'''

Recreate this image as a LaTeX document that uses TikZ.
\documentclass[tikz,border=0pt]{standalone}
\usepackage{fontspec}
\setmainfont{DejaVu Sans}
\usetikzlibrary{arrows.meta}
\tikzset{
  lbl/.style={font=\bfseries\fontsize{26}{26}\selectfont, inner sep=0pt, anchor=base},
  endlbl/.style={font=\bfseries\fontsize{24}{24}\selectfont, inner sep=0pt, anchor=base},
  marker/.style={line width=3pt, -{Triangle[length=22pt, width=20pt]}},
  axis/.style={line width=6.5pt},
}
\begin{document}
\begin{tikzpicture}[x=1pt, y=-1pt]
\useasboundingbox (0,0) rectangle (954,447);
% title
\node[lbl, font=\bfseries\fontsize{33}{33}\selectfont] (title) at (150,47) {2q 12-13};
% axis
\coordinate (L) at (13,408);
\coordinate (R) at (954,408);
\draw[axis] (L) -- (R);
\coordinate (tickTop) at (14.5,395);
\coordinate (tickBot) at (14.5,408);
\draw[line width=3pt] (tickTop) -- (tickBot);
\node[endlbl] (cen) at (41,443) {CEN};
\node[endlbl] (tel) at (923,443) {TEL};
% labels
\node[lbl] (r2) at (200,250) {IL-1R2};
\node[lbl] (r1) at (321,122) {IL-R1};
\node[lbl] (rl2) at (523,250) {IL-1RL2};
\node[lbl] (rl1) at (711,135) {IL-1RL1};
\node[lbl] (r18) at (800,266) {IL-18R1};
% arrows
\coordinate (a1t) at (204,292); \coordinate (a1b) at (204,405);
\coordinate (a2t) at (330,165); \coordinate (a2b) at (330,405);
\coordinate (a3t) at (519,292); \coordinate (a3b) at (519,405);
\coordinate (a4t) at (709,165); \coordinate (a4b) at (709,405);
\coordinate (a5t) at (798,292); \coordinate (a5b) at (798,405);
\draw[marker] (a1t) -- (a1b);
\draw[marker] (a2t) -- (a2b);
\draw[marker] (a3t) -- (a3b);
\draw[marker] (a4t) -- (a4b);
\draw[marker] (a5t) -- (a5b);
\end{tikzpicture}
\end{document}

'''
'''

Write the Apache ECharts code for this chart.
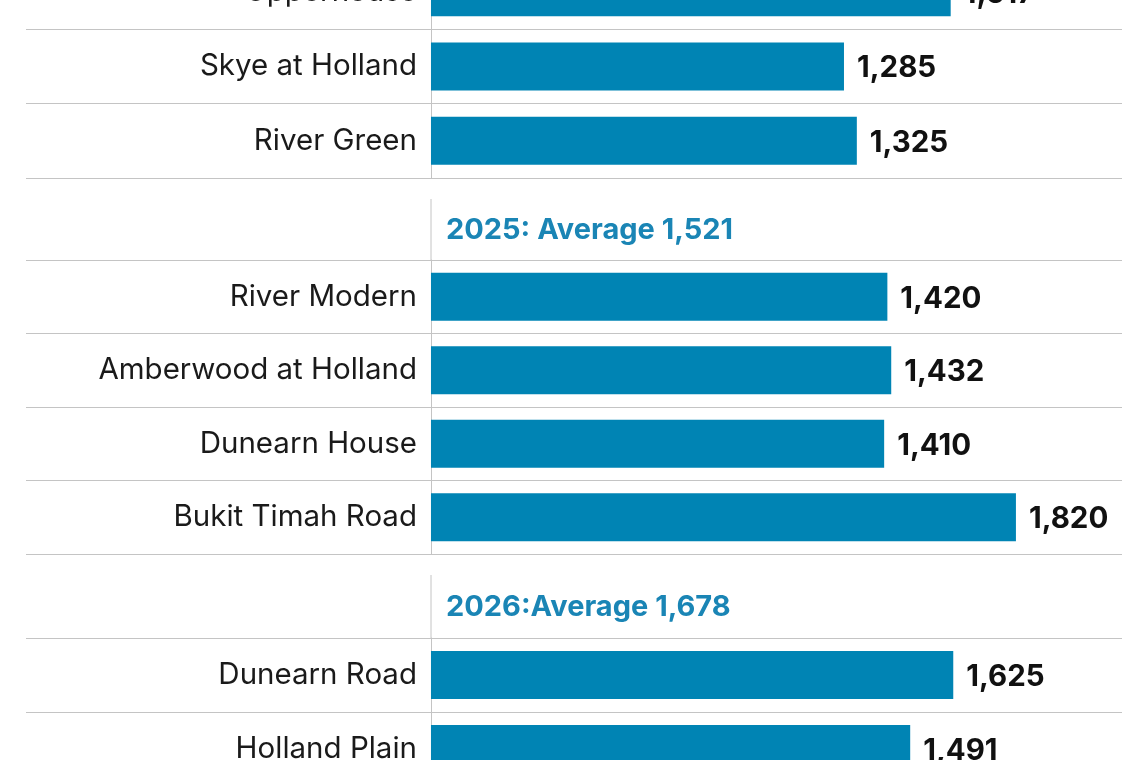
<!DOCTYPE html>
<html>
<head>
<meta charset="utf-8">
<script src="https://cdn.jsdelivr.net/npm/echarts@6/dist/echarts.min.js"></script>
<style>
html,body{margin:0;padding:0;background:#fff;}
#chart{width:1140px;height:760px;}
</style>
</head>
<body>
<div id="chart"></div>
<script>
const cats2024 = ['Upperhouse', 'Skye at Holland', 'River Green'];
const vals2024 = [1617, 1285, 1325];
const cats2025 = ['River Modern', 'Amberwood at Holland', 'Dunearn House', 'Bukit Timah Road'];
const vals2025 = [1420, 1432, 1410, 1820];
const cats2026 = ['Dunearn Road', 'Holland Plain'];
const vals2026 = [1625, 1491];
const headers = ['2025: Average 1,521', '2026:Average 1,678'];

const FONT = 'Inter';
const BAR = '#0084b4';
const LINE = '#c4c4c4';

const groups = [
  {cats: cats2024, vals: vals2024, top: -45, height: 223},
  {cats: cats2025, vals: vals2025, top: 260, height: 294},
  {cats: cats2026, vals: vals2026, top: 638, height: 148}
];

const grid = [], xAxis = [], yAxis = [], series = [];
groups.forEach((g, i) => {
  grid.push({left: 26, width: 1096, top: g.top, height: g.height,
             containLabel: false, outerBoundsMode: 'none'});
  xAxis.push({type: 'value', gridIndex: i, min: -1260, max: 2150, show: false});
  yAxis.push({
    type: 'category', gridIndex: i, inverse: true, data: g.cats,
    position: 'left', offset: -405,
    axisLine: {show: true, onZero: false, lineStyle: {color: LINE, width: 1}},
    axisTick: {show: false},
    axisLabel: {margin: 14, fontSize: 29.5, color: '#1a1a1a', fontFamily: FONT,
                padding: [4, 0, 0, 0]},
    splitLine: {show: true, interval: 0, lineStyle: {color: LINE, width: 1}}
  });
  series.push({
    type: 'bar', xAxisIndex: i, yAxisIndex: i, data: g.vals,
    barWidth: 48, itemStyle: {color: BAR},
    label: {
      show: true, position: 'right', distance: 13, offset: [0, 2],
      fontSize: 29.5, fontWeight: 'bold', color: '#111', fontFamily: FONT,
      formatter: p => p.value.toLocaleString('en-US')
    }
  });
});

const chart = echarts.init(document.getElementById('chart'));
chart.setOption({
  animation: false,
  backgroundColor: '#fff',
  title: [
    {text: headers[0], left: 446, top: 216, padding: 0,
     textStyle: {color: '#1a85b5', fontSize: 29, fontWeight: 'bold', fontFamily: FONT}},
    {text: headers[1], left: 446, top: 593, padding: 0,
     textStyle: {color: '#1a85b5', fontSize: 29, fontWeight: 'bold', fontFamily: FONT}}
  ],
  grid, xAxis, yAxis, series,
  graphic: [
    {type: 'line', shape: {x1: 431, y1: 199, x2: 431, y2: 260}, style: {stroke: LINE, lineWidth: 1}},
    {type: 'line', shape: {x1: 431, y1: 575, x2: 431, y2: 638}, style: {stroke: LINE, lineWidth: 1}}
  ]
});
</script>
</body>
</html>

'''

▶ Problem to solve
Repeat, with no pictures, exactly the lines from the one containing "Write the Apache ECharts code for this chart." through the one containing "const headers = ['2025: Average", the first and last included.

▶ Result of this exercise
Write the Apache ECharts code for this chart.
<!DOCTYPE html>
<html>
<head>
<meta charset="utf-8">
<script src="https://cdn.jsdelivr.net/npm/echarts@6/dist/echarts.min.js"></script>
<style>
html,body{margin:0;padding:0;background:#fff;}
#chart{width:1140px;height:760px;}
</style>
</head>
<body>
<div id="chart"></div>
<script>
const cats2024 = ['Upperhouse', 'Skye at Holland', 'River Green'];
const vals2024 = [1617, 1285, 1325];
const cats2025 = ['River Modern', 'Amberwood at Holland', 'Dunearn House', 'Bukit Timah Road'];
const vals2025 = [1420, 1432, 1410, 1820];
const cats2026 = ['Dunearn Road', 'Holland Plain'];
const vals2026 = [1625, 1491];
const headers = ['2025: Average 1,521', '2026:Average 1,678'];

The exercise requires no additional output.